1945 film by Willis Goldbeck

She Went to the Races is a 1945 American comedy film directed by Willis Goldbeck and starring James Craig, Frances Gifford and Ava Gardner. The screenplay concerns a team of scientists who discover a seemingly foolproof way of discovering the winner of horse races.

==Plot==
Dr. Ann Wotters, working at the Brockhurst Institute of Research in Los Angeles, is devastated when she learns that her uncle, Dr. Homer Pecke, will be let go because the institute cannot afford to keep him on staff and his research project running. The institute would need another $20,000 to afford Pecke's services.

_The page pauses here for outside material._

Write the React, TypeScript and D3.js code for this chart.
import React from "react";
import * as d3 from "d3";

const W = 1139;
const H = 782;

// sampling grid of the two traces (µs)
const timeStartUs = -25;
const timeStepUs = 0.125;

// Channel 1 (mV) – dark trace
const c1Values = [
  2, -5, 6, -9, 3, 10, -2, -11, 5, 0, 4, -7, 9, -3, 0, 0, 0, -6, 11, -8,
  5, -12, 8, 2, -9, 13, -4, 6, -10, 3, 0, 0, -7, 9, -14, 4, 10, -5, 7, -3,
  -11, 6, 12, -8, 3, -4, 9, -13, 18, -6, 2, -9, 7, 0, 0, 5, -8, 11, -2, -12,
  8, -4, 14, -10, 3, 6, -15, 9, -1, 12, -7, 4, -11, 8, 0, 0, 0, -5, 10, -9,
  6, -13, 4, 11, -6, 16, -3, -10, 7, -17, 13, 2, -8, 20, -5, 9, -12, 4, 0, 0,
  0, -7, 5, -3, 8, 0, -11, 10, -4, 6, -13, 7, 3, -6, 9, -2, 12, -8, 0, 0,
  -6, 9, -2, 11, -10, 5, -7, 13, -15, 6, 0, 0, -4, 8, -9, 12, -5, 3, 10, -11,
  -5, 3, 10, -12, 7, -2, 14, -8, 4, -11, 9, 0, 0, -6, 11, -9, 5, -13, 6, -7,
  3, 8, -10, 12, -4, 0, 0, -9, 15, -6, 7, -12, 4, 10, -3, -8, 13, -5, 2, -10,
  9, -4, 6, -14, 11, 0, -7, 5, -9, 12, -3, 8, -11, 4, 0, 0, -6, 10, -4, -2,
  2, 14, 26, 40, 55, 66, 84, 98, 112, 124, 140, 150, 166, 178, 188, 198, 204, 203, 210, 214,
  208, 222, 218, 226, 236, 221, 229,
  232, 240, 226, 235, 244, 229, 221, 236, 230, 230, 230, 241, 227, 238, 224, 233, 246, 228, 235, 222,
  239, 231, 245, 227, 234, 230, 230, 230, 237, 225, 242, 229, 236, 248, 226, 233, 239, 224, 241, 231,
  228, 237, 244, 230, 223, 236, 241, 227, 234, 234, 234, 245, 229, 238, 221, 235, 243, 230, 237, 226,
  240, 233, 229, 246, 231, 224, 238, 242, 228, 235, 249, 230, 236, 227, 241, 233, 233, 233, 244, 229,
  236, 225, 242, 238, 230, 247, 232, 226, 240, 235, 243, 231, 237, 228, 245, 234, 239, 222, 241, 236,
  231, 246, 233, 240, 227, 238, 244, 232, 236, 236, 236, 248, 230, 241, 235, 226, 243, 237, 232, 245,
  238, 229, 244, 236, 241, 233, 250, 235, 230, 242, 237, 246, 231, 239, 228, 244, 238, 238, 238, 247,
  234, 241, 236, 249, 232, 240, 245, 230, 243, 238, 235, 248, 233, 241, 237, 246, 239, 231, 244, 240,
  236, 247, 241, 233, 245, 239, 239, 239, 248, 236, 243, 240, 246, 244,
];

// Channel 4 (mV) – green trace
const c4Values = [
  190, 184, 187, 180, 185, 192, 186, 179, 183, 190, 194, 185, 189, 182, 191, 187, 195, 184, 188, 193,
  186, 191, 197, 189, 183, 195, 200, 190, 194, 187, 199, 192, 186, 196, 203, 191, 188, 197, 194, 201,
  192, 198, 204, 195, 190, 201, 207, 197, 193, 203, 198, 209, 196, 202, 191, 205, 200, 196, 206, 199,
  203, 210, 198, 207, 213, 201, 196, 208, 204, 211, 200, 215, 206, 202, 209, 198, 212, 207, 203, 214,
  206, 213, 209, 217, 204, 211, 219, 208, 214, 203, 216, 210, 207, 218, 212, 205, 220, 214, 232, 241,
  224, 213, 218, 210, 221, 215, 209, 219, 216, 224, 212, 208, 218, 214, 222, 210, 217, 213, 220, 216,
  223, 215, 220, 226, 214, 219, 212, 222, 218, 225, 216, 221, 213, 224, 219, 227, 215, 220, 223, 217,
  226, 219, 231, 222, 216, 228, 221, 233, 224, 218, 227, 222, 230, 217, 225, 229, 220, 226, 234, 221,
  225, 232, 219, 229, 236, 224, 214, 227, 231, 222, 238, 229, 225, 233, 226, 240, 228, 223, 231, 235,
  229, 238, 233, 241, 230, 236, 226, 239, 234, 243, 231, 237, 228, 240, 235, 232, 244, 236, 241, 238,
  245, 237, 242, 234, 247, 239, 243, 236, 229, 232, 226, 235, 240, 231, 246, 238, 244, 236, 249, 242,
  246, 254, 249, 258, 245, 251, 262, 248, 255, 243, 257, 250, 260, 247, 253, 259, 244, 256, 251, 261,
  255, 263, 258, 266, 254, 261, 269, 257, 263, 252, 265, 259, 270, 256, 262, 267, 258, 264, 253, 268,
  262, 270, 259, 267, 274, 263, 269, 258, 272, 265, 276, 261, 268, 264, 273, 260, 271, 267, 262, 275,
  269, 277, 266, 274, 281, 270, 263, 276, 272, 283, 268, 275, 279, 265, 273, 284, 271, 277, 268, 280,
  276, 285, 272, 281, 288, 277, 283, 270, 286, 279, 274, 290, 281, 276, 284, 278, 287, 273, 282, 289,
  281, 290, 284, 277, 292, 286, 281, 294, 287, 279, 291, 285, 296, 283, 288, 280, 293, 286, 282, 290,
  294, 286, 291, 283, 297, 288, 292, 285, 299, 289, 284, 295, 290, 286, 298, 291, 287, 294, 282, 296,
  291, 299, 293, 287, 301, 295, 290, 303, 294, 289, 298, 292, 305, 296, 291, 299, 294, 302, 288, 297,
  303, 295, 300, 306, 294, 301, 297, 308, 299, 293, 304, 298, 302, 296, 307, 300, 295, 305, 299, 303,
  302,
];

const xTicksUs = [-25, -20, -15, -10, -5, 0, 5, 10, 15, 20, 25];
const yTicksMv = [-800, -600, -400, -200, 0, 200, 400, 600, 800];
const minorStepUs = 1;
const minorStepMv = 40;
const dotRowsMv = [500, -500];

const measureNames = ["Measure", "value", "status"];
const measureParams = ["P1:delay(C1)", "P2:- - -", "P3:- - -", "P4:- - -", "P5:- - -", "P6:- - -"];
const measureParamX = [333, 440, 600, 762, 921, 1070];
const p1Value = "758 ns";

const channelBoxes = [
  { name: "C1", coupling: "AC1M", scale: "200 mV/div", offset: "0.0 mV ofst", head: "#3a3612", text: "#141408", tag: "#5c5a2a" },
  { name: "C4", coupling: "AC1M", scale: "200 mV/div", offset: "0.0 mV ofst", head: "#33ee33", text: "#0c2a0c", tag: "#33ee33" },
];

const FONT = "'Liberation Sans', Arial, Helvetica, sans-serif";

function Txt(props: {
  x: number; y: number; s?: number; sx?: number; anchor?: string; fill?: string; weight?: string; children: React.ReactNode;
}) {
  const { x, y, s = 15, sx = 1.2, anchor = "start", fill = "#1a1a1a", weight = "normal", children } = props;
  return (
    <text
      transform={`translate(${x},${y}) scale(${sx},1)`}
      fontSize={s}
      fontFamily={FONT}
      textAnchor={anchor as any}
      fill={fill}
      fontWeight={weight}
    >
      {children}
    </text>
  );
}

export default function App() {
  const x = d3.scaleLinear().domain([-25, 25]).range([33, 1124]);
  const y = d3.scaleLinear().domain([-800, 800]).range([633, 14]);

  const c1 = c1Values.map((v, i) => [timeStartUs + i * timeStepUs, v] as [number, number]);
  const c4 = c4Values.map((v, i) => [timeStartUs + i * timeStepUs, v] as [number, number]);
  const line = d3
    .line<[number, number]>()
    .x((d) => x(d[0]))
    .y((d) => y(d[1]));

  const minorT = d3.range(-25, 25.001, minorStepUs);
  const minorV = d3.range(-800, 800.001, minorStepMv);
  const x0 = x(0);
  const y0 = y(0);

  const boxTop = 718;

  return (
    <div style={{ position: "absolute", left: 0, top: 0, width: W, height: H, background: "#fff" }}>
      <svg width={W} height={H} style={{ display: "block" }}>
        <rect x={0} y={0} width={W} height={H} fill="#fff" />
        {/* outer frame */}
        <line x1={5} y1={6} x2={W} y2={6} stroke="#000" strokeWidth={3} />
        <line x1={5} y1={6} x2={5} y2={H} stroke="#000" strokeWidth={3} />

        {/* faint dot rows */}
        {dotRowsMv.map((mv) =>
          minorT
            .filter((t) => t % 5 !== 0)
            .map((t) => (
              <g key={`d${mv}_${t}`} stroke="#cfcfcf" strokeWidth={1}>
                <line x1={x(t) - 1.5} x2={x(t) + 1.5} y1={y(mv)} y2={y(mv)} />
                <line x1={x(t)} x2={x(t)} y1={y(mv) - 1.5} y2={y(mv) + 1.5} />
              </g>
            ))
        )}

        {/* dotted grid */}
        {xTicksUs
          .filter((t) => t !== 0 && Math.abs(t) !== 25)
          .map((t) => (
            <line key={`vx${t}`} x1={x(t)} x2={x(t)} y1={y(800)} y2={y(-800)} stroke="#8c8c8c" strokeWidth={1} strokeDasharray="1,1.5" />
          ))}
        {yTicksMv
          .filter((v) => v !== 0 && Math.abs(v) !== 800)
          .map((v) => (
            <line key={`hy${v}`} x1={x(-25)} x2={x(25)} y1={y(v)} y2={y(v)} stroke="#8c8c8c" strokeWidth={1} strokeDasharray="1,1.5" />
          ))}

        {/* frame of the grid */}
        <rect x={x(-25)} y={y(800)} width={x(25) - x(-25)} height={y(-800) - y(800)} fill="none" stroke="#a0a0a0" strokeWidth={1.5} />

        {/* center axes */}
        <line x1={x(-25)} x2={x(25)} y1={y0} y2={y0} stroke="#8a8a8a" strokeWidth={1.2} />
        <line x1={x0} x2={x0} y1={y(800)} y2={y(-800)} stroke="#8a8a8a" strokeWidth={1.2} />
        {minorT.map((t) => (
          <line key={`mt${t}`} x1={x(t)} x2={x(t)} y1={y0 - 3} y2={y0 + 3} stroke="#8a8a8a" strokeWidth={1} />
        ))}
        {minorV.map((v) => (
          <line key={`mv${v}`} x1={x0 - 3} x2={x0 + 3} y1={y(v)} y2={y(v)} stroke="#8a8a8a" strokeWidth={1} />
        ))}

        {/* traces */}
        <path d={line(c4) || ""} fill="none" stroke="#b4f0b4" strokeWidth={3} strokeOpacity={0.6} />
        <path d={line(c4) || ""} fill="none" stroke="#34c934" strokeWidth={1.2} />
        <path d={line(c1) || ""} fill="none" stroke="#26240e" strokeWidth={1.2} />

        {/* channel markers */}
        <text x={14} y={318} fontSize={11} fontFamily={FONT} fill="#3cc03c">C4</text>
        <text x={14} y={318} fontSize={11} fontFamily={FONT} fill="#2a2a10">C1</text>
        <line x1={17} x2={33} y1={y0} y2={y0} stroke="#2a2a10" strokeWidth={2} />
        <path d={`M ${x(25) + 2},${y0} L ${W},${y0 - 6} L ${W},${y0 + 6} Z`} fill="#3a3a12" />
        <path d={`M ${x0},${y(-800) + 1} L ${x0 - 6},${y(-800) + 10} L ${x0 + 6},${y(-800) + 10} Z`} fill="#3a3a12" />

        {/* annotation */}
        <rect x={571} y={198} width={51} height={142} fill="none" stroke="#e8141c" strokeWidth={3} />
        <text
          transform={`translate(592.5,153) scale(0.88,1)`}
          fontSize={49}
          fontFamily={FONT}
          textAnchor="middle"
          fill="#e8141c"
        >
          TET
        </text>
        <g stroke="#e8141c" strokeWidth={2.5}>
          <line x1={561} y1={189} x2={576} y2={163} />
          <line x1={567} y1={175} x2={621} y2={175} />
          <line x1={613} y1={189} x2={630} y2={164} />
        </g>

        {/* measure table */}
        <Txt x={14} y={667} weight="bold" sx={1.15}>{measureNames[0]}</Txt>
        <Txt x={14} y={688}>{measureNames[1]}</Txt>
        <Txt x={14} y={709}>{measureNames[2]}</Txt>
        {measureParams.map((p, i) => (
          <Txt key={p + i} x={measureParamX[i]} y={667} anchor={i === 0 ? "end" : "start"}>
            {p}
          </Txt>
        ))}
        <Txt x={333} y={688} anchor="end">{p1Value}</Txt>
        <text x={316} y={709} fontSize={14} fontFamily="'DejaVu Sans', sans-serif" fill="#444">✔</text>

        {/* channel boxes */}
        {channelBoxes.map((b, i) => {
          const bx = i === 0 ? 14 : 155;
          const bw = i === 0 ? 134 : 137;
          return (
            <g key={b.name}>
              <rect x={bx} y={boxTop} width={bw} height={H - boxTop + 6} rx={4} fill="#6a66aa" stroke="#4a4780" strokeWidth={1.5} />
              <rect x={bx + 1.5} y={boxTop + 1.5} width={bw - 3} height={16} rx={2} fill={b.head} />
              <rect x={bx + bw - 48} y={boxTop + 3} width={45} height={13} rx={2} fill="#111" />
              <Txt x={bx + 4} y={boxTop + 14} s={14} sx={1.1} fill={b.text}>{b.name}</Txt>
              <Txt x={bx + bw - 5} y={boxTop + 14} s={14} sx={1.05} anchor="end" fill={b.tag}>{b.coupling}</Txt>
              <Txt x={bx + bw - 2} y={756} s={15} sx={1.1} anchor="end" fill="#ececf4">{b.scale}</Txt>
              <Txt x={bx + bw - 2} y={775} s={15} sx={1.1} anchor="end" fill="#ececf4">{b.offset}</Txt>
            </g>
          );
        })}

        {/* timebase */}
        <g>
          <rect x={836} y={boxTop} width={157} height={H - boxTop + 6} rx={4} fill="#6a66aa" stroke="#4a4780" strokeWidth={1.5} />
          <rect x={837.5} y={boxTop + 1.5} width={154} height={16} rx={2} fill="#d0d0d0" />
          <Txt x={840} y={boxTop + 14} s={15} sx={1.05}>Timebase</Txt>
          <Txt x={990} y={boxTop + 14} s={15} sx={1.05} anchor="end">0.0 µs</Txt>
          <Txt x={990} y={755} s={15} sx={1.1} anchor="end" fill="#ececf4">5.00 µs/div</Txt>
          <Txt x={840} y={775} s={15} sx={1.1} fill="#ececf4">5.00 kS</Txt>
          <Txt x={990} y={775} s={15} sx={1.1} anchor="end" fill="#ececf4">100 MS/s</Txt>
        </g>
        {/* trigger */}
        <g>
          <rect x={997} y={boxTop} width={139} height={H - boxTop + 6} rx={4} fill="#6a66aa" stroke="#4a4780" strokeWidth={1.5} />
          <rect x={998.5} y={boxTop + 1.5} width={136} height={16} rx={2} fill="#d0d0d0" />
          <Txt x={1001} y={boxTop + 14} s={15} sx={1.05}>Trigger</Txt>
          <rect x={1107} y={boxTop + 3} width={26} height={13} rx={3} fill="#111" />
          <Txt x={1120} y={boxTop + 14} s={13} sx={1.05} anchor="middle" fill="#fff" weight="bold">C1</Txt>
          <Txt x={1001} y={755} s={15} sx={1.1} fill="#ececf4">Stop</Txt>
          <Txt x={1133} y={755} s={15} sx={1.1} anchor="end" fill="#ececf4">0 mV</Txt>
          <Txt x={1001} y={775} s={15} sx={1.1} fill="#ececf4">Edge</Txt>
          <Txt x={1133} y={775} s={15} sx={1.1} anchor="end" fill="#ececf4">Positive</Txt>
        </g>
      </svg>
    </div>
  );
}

Ann and her uncle's colleagues Dr. Gurke, Dr. Pembroke and Dr. Collyer try to come up with a plan to raise the money. They get unexpected help from the institute janitor, who has had recent success at the racetrack. They try to come up with a foolproof formula to foresee which horses will win the races. The four scientists then decide to try their "luck" at the Pasadena racetrack. They discover that there are no available hotel rooms left in the city, but Ann manages to persuade the staff of a hotel to let her into the room reserved for Steve Canfield, who is a race horse owner. When Steve checks in, Ann persuades him to let her keep one of the rooms in his suite.

Hilda, Steve's old girlfriend and horse owning colleague, is also staying at the hotel. She is keen on reuniting with Steve, but Ann and Steve are starting to get romantically involved. Meanwhile, the three other scientists are trying to decide which horse to bet on and eventually decide on Steve's horse, Mr. McGillicudy. When Steve hears about this, he tries to persuade Ann not to bet on his horse, afraid that he will be blamed for her losing money if his horse loses.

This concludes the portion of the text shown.